Answer
See graph and explanations.
Work Step by Step
Step 1. Graph the function $y=log_3(x)=\frac{log(x)}{log3}$ as shown with the red curve in the figure.
Step 2. Graph the function $y=log_{25}(x)=\frac{log(x)}{log(25)}$ as shown with the blue curve in the figure.
Step 3. Graph the function $y=log_{100}(x)=\frac{log(x)}{log(100)}$ as shown with the green curve in the figure.

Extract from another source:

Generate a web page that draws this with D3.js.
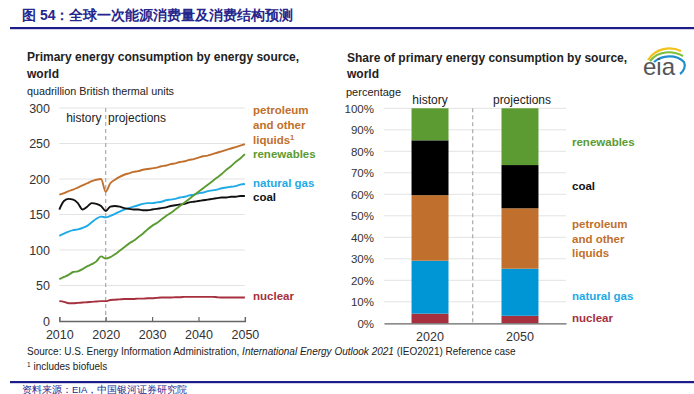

a. It can be seen that in the interval of $(0,1)$, the green curve $y=log_{100}(x)=\frac{log(x)}{log(100)}$ is on the top, while the red curve $y=log_3(x)=\frac{log(x)}{log3}$ is on the bottom.
b. It can be seen that in the interval of $(1,\infty)$, the red curve $y=log_3(x)=\frac{log(x)}{log3}$ is on the top, while the green curve $y=log_{100}(x)=\frac{log(x)}{log(100)}$ is on the bottom.
c. For $y=log_b(x), b\gt1$, in the interval of $(0,1)$, the curve with the biggest $b$ value will be on top, while in the interval of $(1,\infty)$, the curve with the smallest $b$ value will be on top.